=== What the exercise asks ===
Scan the entries below for the word "Reproduce". Copy each line that has it.

======== Input rows

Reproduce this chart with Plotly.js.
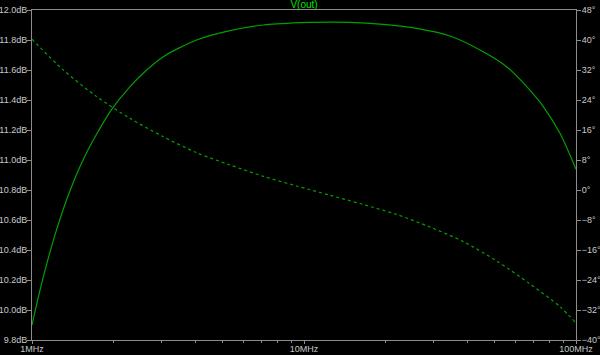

================
======== Input rows

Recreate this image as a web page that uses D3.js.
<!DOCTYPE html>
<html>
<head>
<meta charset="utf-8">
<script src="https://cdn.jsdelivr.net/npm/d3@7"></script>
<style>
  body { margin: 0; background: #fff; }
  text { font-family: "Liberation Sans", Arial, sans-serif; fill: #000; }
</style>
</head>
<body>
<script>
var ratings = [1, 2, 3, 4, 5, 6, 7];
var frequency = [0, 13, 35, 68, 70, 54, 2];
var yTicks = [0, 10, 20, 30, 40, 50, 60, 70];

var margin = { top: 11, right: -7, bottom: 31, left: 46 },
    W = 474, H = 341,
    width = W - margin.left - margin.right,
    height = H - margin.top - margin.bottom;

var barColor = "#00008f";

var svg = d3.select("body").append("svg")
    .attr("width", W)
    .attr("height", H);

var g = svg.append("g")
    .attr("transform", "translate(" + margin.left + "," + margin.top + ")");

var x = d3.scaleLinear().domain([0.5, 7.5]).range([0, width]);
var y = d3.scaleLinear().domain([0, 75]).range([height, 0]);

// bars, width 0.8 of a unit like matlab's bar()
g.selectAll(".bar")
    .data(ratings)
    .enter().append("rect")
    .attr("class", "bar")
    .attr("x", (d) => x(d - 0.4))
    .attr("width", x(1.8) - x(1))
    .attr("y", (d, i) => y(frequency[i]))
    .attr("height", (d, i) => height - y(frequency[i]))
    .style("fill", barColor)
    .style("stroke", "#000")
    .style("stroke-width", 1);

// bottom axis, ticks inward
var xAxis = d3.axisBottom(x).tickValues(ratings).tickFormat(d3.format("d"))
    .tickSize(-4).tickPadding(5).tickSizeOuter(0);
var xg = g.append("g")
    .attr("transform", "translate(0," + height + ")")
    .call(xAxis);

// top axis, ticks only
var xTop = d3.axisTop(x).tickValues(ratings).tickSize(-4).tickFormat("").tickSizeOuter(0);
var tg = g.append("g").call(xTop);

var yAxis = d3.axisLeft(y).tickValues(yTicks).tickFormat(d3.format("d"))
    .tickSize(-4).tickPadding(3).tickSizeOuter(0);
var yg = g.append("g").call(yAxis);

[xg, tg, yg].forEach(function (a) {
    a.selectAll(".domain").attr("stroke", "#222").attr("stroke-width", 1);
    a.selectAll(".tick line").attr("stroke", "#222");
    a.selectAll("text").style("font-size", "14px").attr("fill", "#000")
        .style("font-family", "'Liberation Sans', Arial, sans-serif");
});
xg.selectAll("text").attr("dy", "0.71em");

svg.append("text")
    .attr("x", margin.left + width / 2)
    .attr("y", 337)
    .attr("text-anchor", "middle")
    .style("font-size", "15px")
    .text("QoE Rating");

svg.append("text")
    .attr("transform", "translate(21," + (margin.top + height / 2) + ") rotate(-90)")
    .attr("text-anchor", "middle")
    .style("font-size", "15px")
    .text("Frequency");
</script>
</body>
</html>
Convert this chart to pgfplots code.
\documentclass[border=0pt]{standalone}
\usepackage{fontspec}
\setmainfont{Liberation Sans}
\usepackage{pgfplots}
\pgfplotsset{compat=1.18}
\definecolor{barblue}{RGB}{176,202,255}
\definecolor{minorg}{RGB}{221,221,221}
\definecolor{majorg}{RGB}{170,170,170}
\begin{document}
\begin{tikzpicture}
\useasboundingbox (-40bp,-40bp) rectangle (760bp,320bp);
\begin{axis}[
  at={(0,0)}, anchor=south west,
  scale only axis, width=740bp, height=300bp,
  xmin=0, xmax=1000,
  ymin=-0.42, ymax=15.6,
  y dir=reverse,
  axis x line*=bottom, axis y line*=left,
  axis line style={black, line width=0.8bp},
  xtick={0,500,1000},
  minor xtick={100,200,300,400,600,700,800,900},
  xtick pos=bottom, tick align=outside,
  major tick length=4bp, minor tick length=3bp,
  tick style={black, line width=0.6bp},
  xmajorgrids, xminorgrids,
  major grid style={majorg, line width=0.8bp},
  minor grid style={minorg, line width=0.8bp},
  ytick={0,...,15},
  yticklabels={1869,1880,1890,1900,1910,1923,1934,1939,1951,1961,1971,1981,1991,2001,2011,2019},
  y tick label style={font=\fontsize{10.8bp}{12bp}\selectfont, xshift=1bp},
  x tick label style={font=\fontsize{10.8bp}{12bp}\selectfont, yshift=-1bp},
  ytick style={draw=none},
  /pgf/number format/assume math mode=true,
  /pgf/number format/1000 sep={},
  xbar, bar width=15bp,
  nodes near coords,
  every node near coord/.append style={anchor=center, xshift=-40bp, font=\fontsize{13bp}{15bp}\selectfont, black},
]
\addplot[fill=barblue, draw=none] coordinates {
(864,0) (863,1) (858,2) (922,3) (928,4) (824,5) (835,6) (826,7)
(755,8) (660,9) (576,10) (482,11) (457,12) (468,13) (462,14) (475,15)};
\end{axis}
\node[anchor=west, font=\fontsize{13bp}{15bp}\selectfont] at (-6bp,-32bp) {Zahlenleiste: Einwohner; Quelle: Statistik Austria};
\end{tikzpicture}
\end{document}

================
======== Input rows

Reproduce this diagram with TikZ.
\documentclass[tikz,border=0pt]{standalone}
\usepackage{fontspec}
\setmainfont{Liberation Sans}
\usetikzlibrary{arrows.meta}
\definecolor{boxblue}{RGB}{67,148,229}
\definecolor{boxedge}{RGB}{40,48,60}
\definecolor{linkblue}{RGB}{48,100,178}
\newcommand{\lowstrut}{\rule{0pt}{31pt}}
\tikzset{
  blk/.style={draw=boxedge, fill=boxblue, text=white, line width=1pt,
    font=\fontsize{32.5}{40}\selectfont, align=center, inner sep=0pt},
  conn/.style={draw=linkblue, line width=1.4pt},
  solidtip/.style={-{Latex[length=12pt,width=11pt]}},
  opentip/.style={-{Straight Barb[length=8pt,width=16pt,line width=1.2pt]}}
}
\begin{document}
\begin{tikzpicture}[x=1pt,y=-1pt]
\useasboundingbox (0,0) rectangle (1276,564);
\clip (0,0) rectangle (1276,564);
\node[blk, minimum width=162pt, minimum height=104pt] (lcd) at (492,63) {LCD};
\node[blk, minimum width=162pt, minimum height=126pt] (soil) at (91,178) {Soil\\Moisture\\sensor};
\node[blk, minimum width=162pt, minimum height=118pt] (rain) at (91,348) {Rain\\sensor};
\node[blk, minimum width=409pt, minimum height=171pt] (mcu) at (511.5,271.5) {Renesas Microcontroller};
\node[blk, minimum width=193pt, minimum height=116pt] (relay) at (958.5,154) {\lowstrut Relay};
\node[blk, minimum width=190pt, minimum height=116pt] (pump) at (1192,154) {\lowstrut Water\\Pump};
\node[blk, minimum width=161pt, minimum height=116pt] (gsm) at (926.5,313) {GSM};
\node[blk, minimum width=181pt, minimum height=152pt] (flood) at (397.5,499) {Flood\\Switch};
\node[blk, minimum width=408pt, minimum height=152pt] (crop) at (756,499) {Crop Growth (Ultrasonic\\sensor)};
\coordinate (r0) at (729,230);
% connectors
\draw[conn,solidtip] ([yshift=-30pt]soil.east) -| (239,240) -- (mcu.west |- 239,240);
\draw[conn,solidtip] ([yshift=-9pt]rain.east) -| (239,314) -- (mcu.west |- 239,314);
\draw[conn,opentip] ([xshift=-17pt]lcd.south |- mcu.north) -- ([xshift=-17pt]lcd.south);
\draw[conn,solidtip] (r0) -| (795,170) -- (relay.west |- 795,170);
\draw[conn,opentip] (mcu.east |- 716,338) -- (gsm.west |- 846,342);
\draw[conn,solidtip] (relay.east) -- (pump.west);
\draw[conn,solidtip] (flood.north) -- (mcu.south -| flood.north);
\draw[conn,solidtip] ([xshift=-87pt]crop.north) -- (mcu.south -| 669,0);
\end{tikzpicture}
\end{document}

================

=== Complete output ===
Reproduce this chart with Plotly.js.
Reproduce this diagram with TikZ.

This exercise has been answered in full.